2017/12/26

『階段を下りる女』  ベルンハルト・シュリンク

『階段を下りる女』  ベルンハルト・シュリンク 松永美穂 訳

これは、ぼくにはちょっと理解しがたい内容だった。まあ、ほくが考えたことを書いておく。特に各センテンスの前後のつながりもなく、メモ程度のもの。

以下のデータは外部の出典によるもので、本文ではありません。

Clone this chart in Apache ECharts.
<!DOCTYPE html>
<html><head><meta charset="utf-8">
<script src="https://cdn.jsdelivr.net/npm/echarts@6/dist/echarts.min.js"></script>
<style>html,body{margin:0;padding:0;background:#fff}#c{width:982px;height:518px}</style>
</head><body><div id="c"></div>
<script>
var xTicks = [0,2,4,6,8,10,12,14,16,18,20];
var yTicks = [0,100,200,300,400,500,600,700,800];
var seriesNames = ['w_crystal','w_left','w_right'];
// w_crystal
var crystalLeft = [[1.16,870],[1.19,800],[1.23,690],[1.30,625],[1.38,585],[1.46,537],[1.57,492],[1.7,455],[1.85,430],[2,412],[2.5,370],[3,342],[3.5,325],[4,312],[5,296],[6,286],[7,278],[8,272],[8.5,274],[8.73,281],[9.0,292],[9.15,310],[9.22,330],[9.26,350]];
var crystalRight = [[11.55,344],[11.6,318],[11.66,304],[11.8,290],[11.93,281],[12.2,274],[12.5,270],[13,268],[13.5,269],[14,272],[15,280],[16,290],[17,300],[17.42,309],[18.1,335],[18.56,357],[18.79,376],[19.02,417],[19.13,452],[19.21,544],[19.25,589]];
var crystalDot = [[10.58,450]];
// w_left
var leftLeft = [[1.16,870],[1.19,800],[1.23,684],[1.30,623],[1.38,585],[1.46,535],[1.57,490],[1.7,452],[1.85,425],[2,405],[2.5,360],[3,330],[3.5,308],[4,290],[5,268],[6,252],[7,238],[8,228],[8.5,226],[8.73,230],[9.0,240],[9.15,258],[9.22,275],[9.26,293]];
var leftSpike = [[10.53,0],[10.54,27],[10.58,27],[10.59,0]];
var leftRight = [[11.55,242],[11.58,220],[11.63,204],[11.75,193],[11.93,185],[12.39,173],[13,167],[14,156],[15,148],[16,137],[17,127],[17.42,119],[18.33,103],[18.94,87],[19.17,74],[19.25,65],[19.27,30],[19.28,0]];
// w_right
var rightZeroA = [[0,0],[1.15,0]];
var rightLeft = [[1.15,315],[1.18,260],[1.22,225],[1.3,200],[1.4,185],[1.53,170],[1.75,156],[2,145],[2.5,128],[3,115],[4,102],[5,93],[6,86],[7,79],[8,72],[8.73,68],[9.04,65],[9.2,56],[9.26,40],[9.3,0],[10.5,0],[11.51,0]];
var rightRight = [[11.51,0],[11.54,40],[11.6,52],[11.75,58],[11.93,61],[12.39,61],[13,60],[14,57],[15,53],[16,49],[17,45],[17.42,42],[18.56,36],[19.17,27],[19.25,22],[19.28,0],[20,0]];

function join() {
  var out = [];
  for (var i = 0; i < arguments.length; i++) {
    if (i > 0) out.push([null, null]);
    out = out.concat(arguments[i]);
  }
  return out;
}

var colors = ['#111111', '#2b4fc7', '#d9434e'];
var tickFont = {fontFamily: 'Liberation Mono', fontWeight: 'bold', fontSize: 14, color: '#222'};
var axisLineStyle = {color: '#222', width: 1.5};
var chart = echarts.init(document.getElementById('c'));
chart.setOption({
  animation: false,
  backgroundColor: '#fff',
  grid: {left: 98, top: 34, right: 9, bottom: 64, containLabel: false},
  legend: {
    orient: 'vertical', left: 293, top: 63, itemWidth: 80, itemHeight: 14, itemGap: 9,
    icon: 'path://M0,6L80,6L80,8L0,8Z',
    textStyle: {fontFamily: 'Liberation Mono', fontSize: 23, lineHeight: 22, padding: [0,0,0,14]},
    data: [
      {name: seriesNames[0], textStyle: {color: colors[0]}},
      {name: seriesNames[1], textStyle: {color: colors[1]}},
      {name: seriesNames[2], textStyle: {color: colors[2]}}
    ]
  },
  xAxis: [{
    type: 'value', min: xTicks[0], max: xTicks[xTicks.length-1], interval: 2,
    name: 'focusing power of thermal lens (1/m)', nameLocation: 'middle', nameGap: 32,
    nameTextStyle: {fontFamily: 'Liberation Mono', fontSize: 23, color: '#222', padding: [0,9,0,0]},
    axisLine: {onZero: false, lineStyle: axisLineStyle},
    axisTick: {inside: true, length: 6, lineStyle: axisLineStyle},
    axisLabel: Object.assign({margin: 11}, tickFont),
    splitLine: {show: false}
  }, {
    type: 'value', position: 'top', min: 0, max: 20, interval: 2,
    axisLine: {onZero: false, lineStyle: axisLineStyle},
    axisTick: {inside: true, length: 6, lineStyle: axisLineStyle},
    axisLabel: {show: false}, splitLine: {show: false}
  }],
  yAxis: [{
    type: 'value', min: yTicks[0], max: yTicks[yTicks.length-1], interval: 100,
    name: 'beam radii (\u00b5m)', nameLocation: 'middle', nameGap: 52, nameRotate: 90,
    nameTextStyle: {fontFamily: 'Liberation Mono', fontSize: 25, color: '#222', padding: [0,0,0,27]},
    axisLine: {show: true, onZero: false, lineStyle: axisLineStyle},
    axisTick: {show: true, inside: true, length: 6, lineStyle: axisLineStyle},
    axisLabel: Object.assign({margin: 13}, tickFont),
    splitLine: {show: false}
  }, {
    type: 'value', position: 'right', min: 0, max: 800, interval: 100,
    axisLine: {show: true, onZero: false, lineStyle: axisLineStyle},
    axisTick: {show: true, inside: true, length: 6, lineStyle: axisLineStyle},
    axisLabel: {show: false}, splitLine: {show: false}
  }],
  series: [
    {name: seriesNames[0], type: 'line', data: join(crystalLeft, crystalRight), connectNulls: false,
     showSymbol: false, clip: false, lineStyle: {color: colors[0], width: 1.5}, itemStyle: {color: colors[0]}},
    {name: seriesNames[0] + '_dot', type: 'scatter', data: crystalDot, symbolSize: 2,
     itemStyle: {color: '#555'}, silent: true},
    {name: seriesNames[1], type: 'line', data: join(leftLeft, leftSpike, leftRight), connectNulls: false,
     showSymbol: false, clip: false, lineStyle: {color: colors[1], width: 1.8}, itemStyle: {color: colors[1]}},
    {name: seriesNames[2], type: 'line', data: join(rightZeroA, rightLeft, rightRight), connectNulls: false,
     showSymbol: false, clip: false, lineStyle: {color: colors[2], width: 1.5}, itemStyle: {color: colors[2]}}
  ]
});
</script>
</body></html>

絵に閉じ込められている若い時代の女性は永遠にそのままの姿を保っている。しかし実際は余命いくばくもなく年老いた女。病のために一人でトイレにも行けず、ときにはベッドで糞尿を垂れ流してしまう。この老人というものの実存。
絵を返してほしいとせがんでくる元夫二人。結局戻ることがないと観念し、二人は女のもとを去っていく。
女の過去。秘密警察のようなことをやっていたのか。このあたりがよくわからないところ。
最後、知らない間に海に落ちてしまったのか、女がしなくなってしまった。すべては焼かれてしまい、女が望んだベッドの上で死ぬことはかなわなかった。
男と女が共謀して絵を奪った昔、女は男を愛していなかった。そして、それは年老いてからも変わっていない。絵をシドニーの展覧会に出品したことは、元夫二人をおびき寄せるためであったが、おまけで付いてきた男が最後まで残ることになる。
最後に一度きりのセックスをする。それは老人同士のセックス。
階段から下りてくる年老いた女。その姿は、過去の若い時分の姿かたちとは違うが、しかしまさに彼女であること。そして男は、果たして絵の中の女を愛しているのか、それともこの年老いた女なのかと考えるが、まぎれもなく年老いた女を愛していることがわかる。
昔、なぜその道を選ばなかったのか、選んでいたらどうなっていたのか。無駄な思念。

この小説は、ちょいと難しく、というよりもこの小説が描いている世界を感じることは、難しいかもしれない。僕は正直、なんのことやらと言ったところだろうか。いずれわかる時が来るのだろうか。